Southwark Playhouse, London – until 3 December 2022
When individual members of a family are facing a variety of problems, can looking back at their collective past help to resolve matters or does that simply serve to make things worse? This is the premise behind Here by debut playwright Clive Judd, the 2022 winner of the Papatango Prize for new writing currently in production on Southwark Playhouse’s main stage. The award has thrown up a couple of outstanding new plays in recent years, notably Samuel Bailey’s Shook and Igor Memic’s Old Bridge, making Judd’s task a hard act to follow. Although it contains some remarkable writing and is successful to an extent, this play also becomes a bit baggy and unfocused at times.
Talking of unfocused, I find it hard to imagine why the set designer (Jasmine Swan) decided to place the entire production inside a gauze cube – other than to facilitate what happens in the last ten minutes (no spoilers). It meant that for much of the time I was uncomfortably squinting to make out faces and their reactions which were actually quite an important facet of the narrative. To make things even more difficult the director (George Turvey)’s blocking meant that on far too many occasions I was looking straight at the back of a character’s head as they talked to someone sitting directly opposite thus masking both sets of features. And I say that as someone who had (or at least should have had) a direct line of view; as the audience was sitting on three sides I can only imagine the difficulties that others may have had.
The play itself was, fortunately, more satisfying, being a mash up of a ghost story and a problem laden social drama which references its roots by having its events taking place in and around a kitchen sink. And what a set of baggage the characters unpack during the two hour duration of the piece.
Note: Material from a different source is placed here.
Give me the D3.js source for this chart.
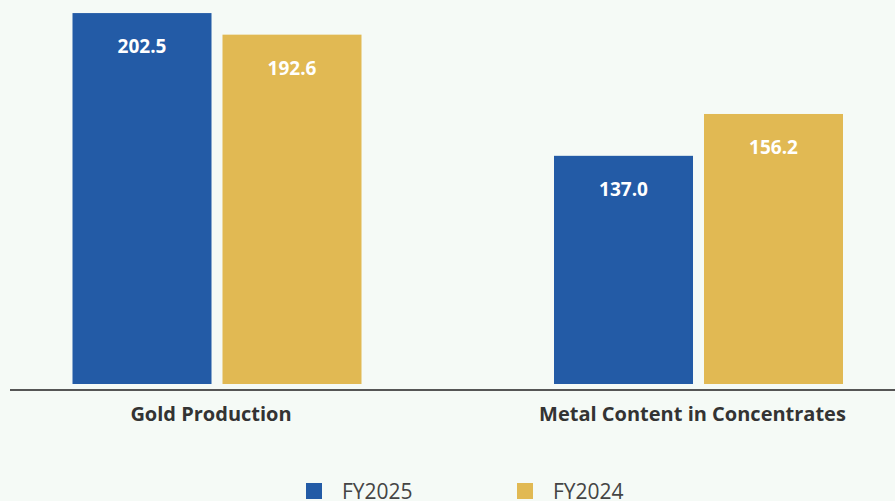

Mum Monica (Lucy Benjamin – very good) is permanently frazzled and is heading towards, if not already embracing, alcoholism. Mild-mannered (step)Dad Jeff (Mark Frost) goes to church and paints model soldiers but has recently revived his gambling addiction. Daughter Jess (Hannah Milward) is having several types of personal crisis, has dropped out of Uni and is at distinct odds with her mother over her relationship with her ex-tutor. Into this festering stew steps nephew/cousin Matt (Sam Baker-Jones; a remarkably engaging stage debut and a name to watch if this excellent performance is anything to go by). He’s a cheerful, possibly homeless, rootless drifter who wants to lay to rest the ghosts of his black sheep mother and his grandfather who continue to haunt his thoughts and indeed his (in)actions.
Matt’s presence, after a long absence, acts as an unwitting catalyst which unleashes the barely pinioned demons of the other three and it is not long before the whole family is at odds with each other. Judd structures a number of duologues between the quartet which shows how they become different people according to who they are interacting with. Much of this is revealed through the many mundanities and inanities which characterise awkward social situations and the four actors give expert and well timed performances which highlight this.
While they may be “here” the quartet often do not “hear” what is really being said. Often this comes in the form of the pauses and silences which are masterfully deployed throughout and which increase the tension during the supernatural elements of the play. Actually, I could cheerfully have done without these as they sometimes seemed to belong to another narrative altogether. The intrusion of the past onto the present could, to my way of thinking, have been equally powerfully portrayed without the literal presence of spectres from the past. That said, Asaf Zohar’s compositional and sound design skills are highly effective in raising the back of the neck hairs.
For all its faults, Here is an impressive first play from a writer who will almost certainly go on to greater things and performed by a deeply committed cast whose performances keep the audience hooked throughout – at least until the last ten minutes or so when I just found myself laughing for all the wrong reasons. And the very ending of the play still needs work. While there’s nothing wrong in having an open ended conclusion it was evident that the audience really weren’t sure if the play was over; it simply stopped rather than finished. A bit like this review, really.